PRSA: One good exaggeration deserves another.
Like many Americans I dont' usually watch CBS News Sunday Morning. So I didn't hear legal analyst Andrew Cohen's rant about PR people being liars.
And like most Americans I don't care what one talking head on a Sunday morning news show says about the PR industry.
TV commentators, reporters, bloggers, columnists, talk show hosts -- they make ridiculous generalizations all the time. Flacks are deceitful, lawyers are sharks, used car salespeople are sleaze, politicians pander, contractors don't show up, dentists are overpaid and CEOs are crooks.
It's a cheap way for paid pundits to make their point, even if they don't have a point except to take a cheap shot.
Which is why I'm always amazed when the Public Relations Society of America -- that's "PRSA" among us liars -- takes this stuff so personally.

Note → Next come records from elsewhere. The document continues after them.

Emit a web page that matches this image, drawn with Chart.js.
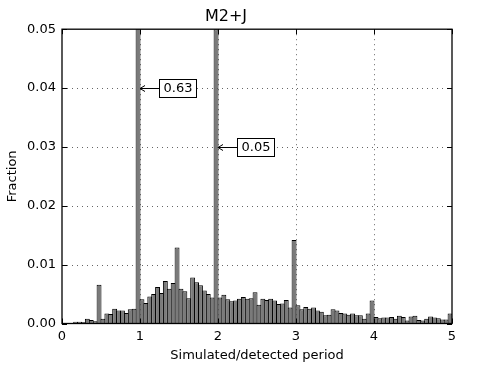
<!DOCTYPE html>
<html>
<head>
<meta charset="utf-8">
<script src="https://cdn.jsdelivr.net/npm/chart.js@4/dist/chart.umd.min.js"></script>
<style>
  html, body { margin: 0; padding: 0; background: #fff; }
</style>
</head>
<body>
<canvas id="canvas" width="491" height="368"></canvas>
<script>
// histogram bins: 100 bins of width 0.05 from 0 to 5
var BIN_WIDTH = 0.05;
var BIN_COUNT = 100;

// fraction in each bin (the two spikes are clipped)
var fractions = [
    0, 0, 0.0001, 0.0003, 0.0003, 0.0002, 0.0008, 0.0006, 0.0004, 0.0066,
    0.0008, 0.0017, 0.0016, 0.0025, 0.0022, 0.0022, 0.0018, 0.0024, 0.0025, 0.63,
    0.0041, 0.0035, 0.0046, 0.0050, 0.0062, 0.0052, 0.0072, 0.0059, 0.0069, 0.0129,
    0.0059, 0.0055, 0.0043, 0.0078, 0.0070, 0.0065, 0.0056, 0.0050, 0.0044, 0.05,
    0.0044, 0.0049, 0.0041, 0.0038, 0.0039, 0.0042, 0.0045, 0.0042, 0.0043, 0.0053,
    0.0032, 0.0042, 0.0040, 0.0042, 0.0039, 0.0033, 0.0034, 0.0040, 0.0027, 0.0142,
    0.0031, 0.0024, 0.0028, 0.0025, 0.0027, 0.0022, 0.0020, 0.0014, 0.0015, 0.0024,
    0.0022, 0.0018, 0.0017, 0.0015, 0.0017, 0.0014, 0.0014, 0.0008, 0.0017, 0.0039,
    0.0011, 0.0009, 0.0010, 0.0010, 0.0011, 0.0008, 0.0013, 0.0011, 0.0005, 0.0012,
    0.0013, 0.0006, 0.0005, 0.0008, 0.0012, 0.0010, 0.0009, 0.0007, 0.0007, 0.0017
];

var xTicks = [0, 1, 2, 3, 4, 5];
var yTicks = [0, 0.01, 0.02, 0.03, 0.04, 0.05];

// boxed labels for the clipped spikes
var noteX = [1.0, 2.0];
var noteY = [0.04, 0.03];
var noteText = ['0.63', '0.05'];

var binCenters = [];
for (var i = 0; i < BIN_COUNT; i++) {
    binCenters.push((i + 0.5) * BIN_WIDTH);
}

var points = fractions.map(function (v, i) {
    return { x: binCenters[i], y: v };
});

var FONT = 'DejaVu Sans';
Chart.defaults.font.family = FONT;
Chart.defaults.color = '#000';

/**
 * Dotted grid (drawn by hand, under the bars)
 */
var gridPlugin = {
    id: 'dottedGrid',
    beforeDatasetsDraw: function (chart) {
        var ctx = chart.ctx;
        var a = chart.chartArea;
        var xs = chart.scales.x;
        var ys = chart.scales.y;
        ctx.save();
        ctx.strokeStyle = 'rgba(0,0,0,0.6)';
        ctx.lineWidth = 1;
        ctx.setLineDash([1, 4]);
        ctx.beginPath();
        xTicks.slice(1, -1).forEach(function (v) {
            var px = Math.round(xs.getPixelForValue(v)) + 0.5;
            ctx.moveTo(px, a.top);
            ctx.lineTo(px, a.bottom);
        });
        yTicks.slice(1, -1).forEach(function (v) {
            var py = Math.round(ys.getPixelForValue(v)) + 0.5;
            ctx.moveTo(a.left, py);
            ctx.lineTo(a.right, py);
        });
        ctx.stroke();
        ctx.restore();
    }
};

/**
 * Box around the plot + inward tick marks (matplotlib look)
 */
var framePlugin = {
    id: 'frame',
    afterDatasetsDraw: function (chart) {
        var ctx = chart.ctx;
        var a = chart.chartArea;
        var xs = chart.scales.x;
        var ys = chart.scales.y;
        var TICK = 5;
        ctx.save();
        ctx.strokeStyle = '#000';
        ctx.lineWidth = 1;
        ctx.beginPath();
        xTicks.forEach(function (v) {
            var px = Math.round(xs.getPixelForValue(v)) + 0.5;
            ctx.moveTo(px, a.bottom);
            ctx.lineTo(px, a.bottom - TICK);
            ctx.moveTo(px, a.top);
            ctx.lineTo(px, a.top + TICK);
        });
        yTicks.forEach(function (v) {
            var py = Math.round(ys.getPixelForValue(v)) + 0.5;
            ctx.moveTo(a.left, py);
            ctx.lineTo(a.left + TICK, py);
            ctx.moveTo(a.right, py);
            ctx.lineTo(a.right - TICK, py);
        });
        ctx.stroke();
        ctx.lineWidth = 1.3;
        ctx.strokeRect(a.left, a.top, a.right - a.left, a.bottom - a.top);
        ctx.restore();
    }
};

/**
 * Arrow + boxed text pointing at the spikes
 */
var notePlugin = {
    id: 'notes',
    afterDraw: function (chart) {
        var ctx = chart.ctx;
        var xs = chart.scales.x;
        var ys = chart.scales.y;
        ctx.save();
        ctx.font = '13px "' + FONT + '"';
        ctx.textAlign = 'center';
        ctx.textBaseline = 'middle';
        for (var k = 0; k < noteText.length; k++) {
            var tipX = xs.getPixelForValue(noteX[k]);
            var tipY = Math.round(ys.getPixelForValue(noteY[k])) + 0.5;
            var boxLeft = Math.round(tipX + 19) + 0.5;
            var boxW = Math.round(ctx.measureText(noteText[k]).width + 8);
            var boxH = 18;

            // arrow
            ctx.strokeStyle = '#000';
            ctx.lineWidth = 1;
            ctx.beginPath();
            ctx.moveTo(boxLeft, tipY);
            ctx.lineTo(tipX, tipY);
            ctx.moveTo(tipX + 5, tipY - 3);
            ctx.lineTo(tipX, tipY);
            ctx.lineTo(tipX + 5, tipY + 3);
            ctx.stroke();

            // box
            ctx.fillStyle = '#fff';
            ctx.fillRect(boxLeft, tipY - boxH / 2, boxW, boxH);
            ctx.strokeRect(boxLeft, tipY - boxH / 2, boxW, boxH);
            ctx.fillStyle = '#000';
            ctx.fillText(noteText[k], boxLeft + boxW / 2, tipY + 0.5);
        }
        ctx.restore();
    }
};

var ctx = document.getElementById('canvas').getContext('2d');
window.histChart = new Chart(ctx, {
    type: 'bar',
    data: {
        datasets: [{
            data: points,
            backgroundColor: '#7a7a7a',
            borderColor: '#000',
            borderWidth: 1,
            borderSkipped: 'start',
            // a bit wider than the bin so neighbouring edges overlap
            barPercentage: 1.26,
            categoryPercentage: 1
        }]
    },
    options: {
        responsive: false,
        animation: false,
        devicePixelRatio: 1,
        layout: {
            padding: { left: 0, right: 39, top: 0, bottom: 0 }
        },
        plugins: {
            legend: { display: false },
            tooltip: { enabled: false },
            title: {
                display: true,
                text: 'M2+J',
                color: '#000',
                font: { family: FONT, size: 16, weight: 'normal' },
                padding: { top: 7, bottom: 3 }
            }
        },
        scales: {
            x: {
                type: 'linear',
                min: 0,
                max: 5,
                offset: false,
                afterFit: function (scale) { scale.height = 44.5; },
                ticks: {
                    stepSize: 1,
                    padding: 5,
                    maxRotation: 0,
                    color: '#000',
                    font: { size: 13 }
                },
                grid: { display: false, drawTicks: false },
                border: { display: false },
                title: {
                    display: true,
                    text: 'Simulated/detected period',
                    color: '#000',
                    font: { size: 13 },
                    padding: { top: 0, bottom: 5 }
                }
            },
            y: {
                min: 0,
                max: 0.05,
                afterFit: function (scale) { scale.width = 62; },
                ticks: {
                    stepSize: 0.01,
                    padding: 6,
                    color: '#000',
                    font: { size: 13 },
                    callback: function (v) { return v.toFixed(2); }
                },
                grid: { display: false, drawTicks: false },
                border: { display: false },
                title: {
                    display: true,
                    text: 'Fraction',
                    color: '#000',
                    font: { size: 13 },
                    padding: { top: 5, bottom: 0 }
                }
            }
        }
    },
    plugins: [gridPlugin, framePlugin, notePlugin]
});
</script>
</body>
</html>
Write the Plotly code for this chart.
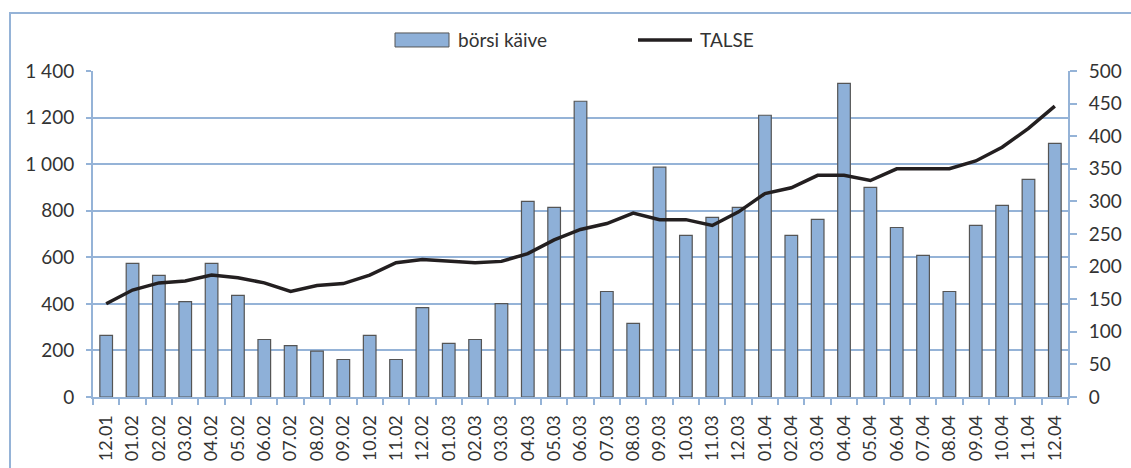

In a letter and video response to CBS, PRSA's president argued that "The PRSA Code of Ethics, to which all members pledge, embodies a strict set of guidelines defining ethical and professional practice in public relations."
This is spin. The truth is that there are plenty of PR people violating the code of ethics. They talk to reporters or publish editorials without revealing their clients. They design video news releases to make local TV news viewers think they're watching journalism. They create anonymous "consumer groups" or fake blogs.
And PRSA doesn't do too much about it. In 2006, the association sent an email warning members to "avoid" misleading practices including front groups. The big PR agencies that prompted the advisory because they'd been outed in the national press weren't mentioned, much less admonished.
This was Cohen's ham-fisted but somewhat valid point in the first place.
Not all PR people are liars. But PRSA exaggerated the industry's integrity in response to an exaggeration about its deceitfulness.
You'd think PR people would know better.